We walked up to the immediate reward of the waterfall gushing over the rocks. And despite the cold, we proceeded to hike up a trail that can only be described as solid ice. I found this terrifying. My kids found this hilarious. We gripped the handrail and slid our feet up bit by bit. We slipped, we yelped, we blew our whistles. We grinned when we made it to the top, and then the bottom.

“I think I did it,” I thought.

Not so fast, I soon learned.

We drove east one morning to Paint Mines Interpretive Park. Colorado Springs had been sunny and calm, but out in Calhan the cold wind whipped our hair and chapped our lips. Our feet were consumed by sucking mud. This was not fun.

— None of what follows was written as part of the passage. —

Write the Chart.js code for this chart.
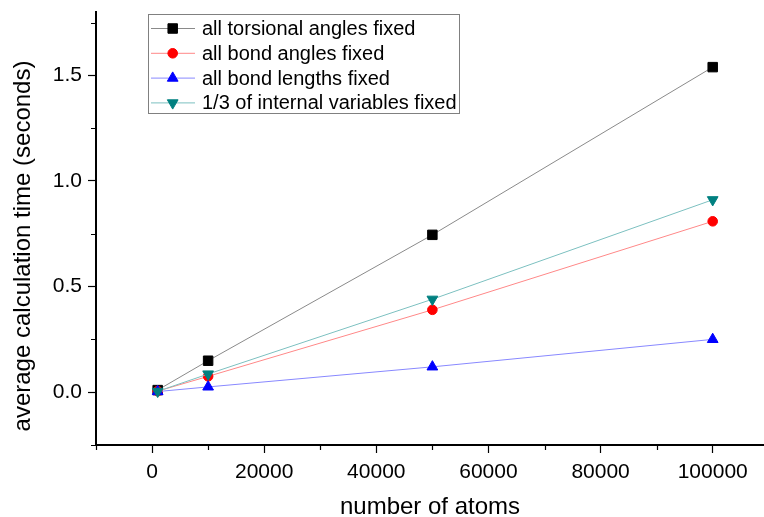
<!DOCTYPE html>
<html>
<head>
<meta charset="utf-8">
<script src="https://cdn.jsdelivr.net/npm/chart.js@4.4.1/dist/chart.umd.min.js"></script>
<style>
  html, body { margin: 0; padding: 0; background: #fff; }
  #chart { display: block; }
</style>
</head>
<body>
<canvas id="chart" width="764" height="517"></canvas>
<script>
// data
const atoms = [1000, 10000, 50000, 100000];
const torsionalFixed = [0.010, 0.149, 0.745, 1.539];
const bondAnglesFixed = [0.005, 0.075, 0.390, 0.809];
const bondLengthsFixed = [0.003, 0.025, 0.120, 0.250];
const thirdFixed = [0.004, 0.086, 0.440, 0.911];

const seriesNames = [
  'all torsional angles fixed',
  'all bond angles fixed',
  'all bond lengths fixed',
  '1/3 of internal variables fixed'
];

// tick labels (majors) and the minor tick steps between them
const xMajorTicks = [0, 20000, 40000, 60000, 80000, 100000];
const yMajorTicks = [0, 0.5, 1.0, 1.5];
const xMinorStep = 10000;
const yMinorStep = 0.25;

const FONT = "'Liberation Sans', Arial, sans-serif";
Chart.defaults.font.family = FONT;
Chart.defaults.color = '#000';

const isMajorX = v => xMajorTicks.includes(v);
const isMajorY = v => yMajorTicks.some(t => Math.abs(t - v) < 1e-9);

function series(values) {
  return values.map((v, i) => ({ x: atoms[i], y: v }));
}

const datasets = [
  {
    label: seriesNames[0],
    data: series(torsionalFixed),
    borderColor: '#8a8a8a',
    pointBackgroundColor: '#000',
    pointBorderColor: '#000',
    pointStyle: 'rect',
    pointRadius: 6.7,
    order: 3
  },
  {
    label: seriesNames[1],
    data: series(bondAnglesFixed),
    borderColor: '#ff8888',
    pointBackgroundColor: '#ff0000',
    pointBorderColor: '#ff0000',
    pointStyle: 'circle',
    pointRadius: 4.8,
    order: 2
  },
  {
    label: seriesNames[2],
    data: series(bondLengthsFixed),
    borderColor: '#8888ff',
    pointBackgroundColor: '#0000ff',
    pointBorderColor: '#0000ff',
    pointStyle: 'triangle',
    pointRadius: 6.2,
    order: 1
  },
  {
    label: seriesNames[3],
    data: series(thirdFixed),
    borderColor: '#7cc0c0',
    pointBackgroundColor: '#008080',
    pointBorderColor: '#008080',
    pointStyle: 'triangle',
    pointRotation: 180,
    pointRadius: 6.2,
    order: 0
  }
];
datasets.forEach(d => {
  d.borderWidth = 1;
  d.pointBorderWidth = 1;
  d.fill = false;
  d.tension = 0;
});

// short minor ticks (chart.js only has one tick length per axis)
const minorTicks = {
  id: 'minorTicks',
  afterDraw(chart) {
    const { ctx, chartArea, scales } = chart;
    ctx.save();
    ctx.strokeStyle = '#000';
    ctx.lineWidth = 1.2;
    ctx.beginPath();
    scales.x.ticks.forEach(t => {
      if (isMajorX(t.value)) return;
      const px = Math.round(scales.x.getPixelForValue(t.value)) + 0.5;
      ctx.moveTo(px, chartArea.bottom);
      ctx.lineTo(px, chartArea.bottom + 5);
    });
    scales.y.ticks.forEach(t => {
      if (isMajorY(t.value)) return;
      const py = Math.round(scales.y.getPixelForValue(t.value)) + 0.5;
      ctx.moveTo(chartArea.left, py);
      ctx.lineTo(chartArea.left - 5, py);
    });
    ctx.stroke();
    ctx.restore();
  }
};

// legend inside the plot, drawn like Origin does it
const insideLegend = {
  id: 'insideLegend',
  afterDraw(chart) {
    const ctx = chart.ctx;
    const box = { x: 148.5, y: 14.5, w: 311, h: 99 };
    ctx.save();
    ctx.fillStyle = '#fff';
    ctx.fillRect(box.x, box.y, box.w, box.h);
    ctx.strokeStyle = '#808080';
    ctx.lineWidth = 1;
    ctx.strokeRect(box.x, box.y, box.w, box.h);
    ctx.font = '20px ' + FONT;
    ctx.textBaseline = 'middle';
    ctx.textAlign = 'left';
    chart.data.datasets.forEach((ds, i) => {
      const y = 28.5 + i * 24.8;
      ctx.strokeStyle = ds.borderColor;
      ctx.lineWidth = 1;
      ctx.beginPath();
      ctx.moveTo(151, y);
      ctx.lineTo(195, y);
      ctx.stroke();
      ctx.fillStyle = ds.pointBackgroundColor;
      ctx.strokeStyle = ds.pointBorderColor;
      Chart.helpers.drawPoint(ctx, {
        pointStyle: ds.pointStyle,
        rotation: ds.pointRotation || 0,
        radius: ds.pointRadius,
        borderWidth: 1
      }, 172.7, y);
      ctx.fillStyle = '#000';
      ctx.fillText(ds.label, 202, y + 1);
    });
    ctx.restore();
  }
};

// y axis title sits a little below the centre of the axis in the original
const yTitle = {
  id: 'yTitle',
  afterDraw(chart) {
    const ctx = chart.ctx;
    ctx.save();
    ctx.translate(23, 246);
    ctx.rotate(-Math.PI / 2);
    ctx.font = '24px ' + FONT;
    ctx.fillStyle = '#000';
    ctx.textAlign = 'center';
    ctx.textBaseline = 'middle';
    ctx.fillText('average calculation time (seconds)', 0, 0);
    ctx.restore();
  }
};

new Chart(document.getElementById('chart'), {
  type: 'line',
  data: { datasets },
  options: {
    responsive: false,
    animation: false,
    devicePixelRatio: 1,
    layout: { autoPadding: false, padding: { top: 12, right: 0, bottom: 0, left: 0 } },
    plugins: {
      legend: { display: false },
      tooltip: { enabled: false }
    },
    scales: {
      x: {
        type: 'linear',
        min: -10000,
        max: 109150,
        afterBuildTicks: scale => {
          const ticks = [];
          for (let v = -10000; v <= 100000; v += xMinorStep) ticks.push({ value: v });
          scale.ticks = ticks;
        },
        afterFit: scale => {
          scale.height = 72;
          scale.paddingLeft = 0;
          scale.paddingRight = 0;
        },
        ticks: {
          autoSkip: false,
          maxRotation: 0,
          padding: 7,
          font: { size: 21 },
          callback: v => isMajorX(v) ? String(v) : ''
        },
        grid: {
          drawOnChartArea: false,
          drawTicks: true,
          tickLength: 8,
          tickColor: c => c.tick && isMajorX(c.tick.value) ? '#000' : 'rgba(0,0,0,0)',
          tickWidth: 1.2
        },
        border: { display: true, color: '#000', width: 2 },
        title: {
          display: true,
          text: 'number of atoms',
          font: { size: 24, lineHeight: 0.8 },
          padding: { top: 0, bottom: 0 }
        }
      },
      y: {
        type: 'linear',
        min: -0.25,
        max: 1.8,
        afterBuildTicks: scale => {
          const ticks = [];
          for (let k = -1; k <= 7; k++) ticks.push({ value: k * yMinorStep });
          scale.ticks = ticks;
        },
        afterFit: scale => {
          scale.width = 96;
          scale.paddingTop = 0;
          scale.paddingBottom = 0;
        },
        ticks: {
          autoSkip: false,
          padding: 6,
          font: { size: 21 },
          callback: v => isMajorY(v) ? v.toFixed(1) : ''
        },
        grid: {
          drawOnChartArea: false,
          drawTicks: true,
          tickLength: 8,
          tickColor: c => c.tick && isMajorY(c.tick.value) ? '#000' : 'rgba(0,0,0,0)',
          tickWidth: 1.2
        },
        border: { display: true, color: '#000', width: 2 }
      }
    }
  },
  plugins: [minorTicks, insideLegend, yTitle]
});
</script>
</body>
</html>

“I hate hiking,” my older son muttered as we slogged our way back to the van.

“I hate hiking,” his little sister echoed, and then upped the ante: “I hate Colorado.”

This was bad. I thought recovery was possible, but with these kids you never know. A policy reversal could come quickly, or negotiations could drag out for months.

The next week we returned to Garden of the Gods to learn about raptors and reptiles. I ply the children with chocolate croissants at the visitor center and casually ask if anyone wants to hike. Miraculously, they agree.

I let the boys get out of sight as they scramble up Sleeping Giant wearing T-shirts in the warm sun. Not being able to see them makes me anxious. But I know that the thrill of hiking is in the challenge, in the uncertainty. I want them to feel like conquerors as they forge their own paths. I want them to look out over an expanse of earth and feel above it all, and part of everything.

Even more than adapting to Colorado life, I want them to see that the incline may be steep and the footing unsure, the wind may whip and the rain threaten, but they can keep going, one foot in front of the other.

And I hope they know their mom is only a whistle blow away, cheering them on.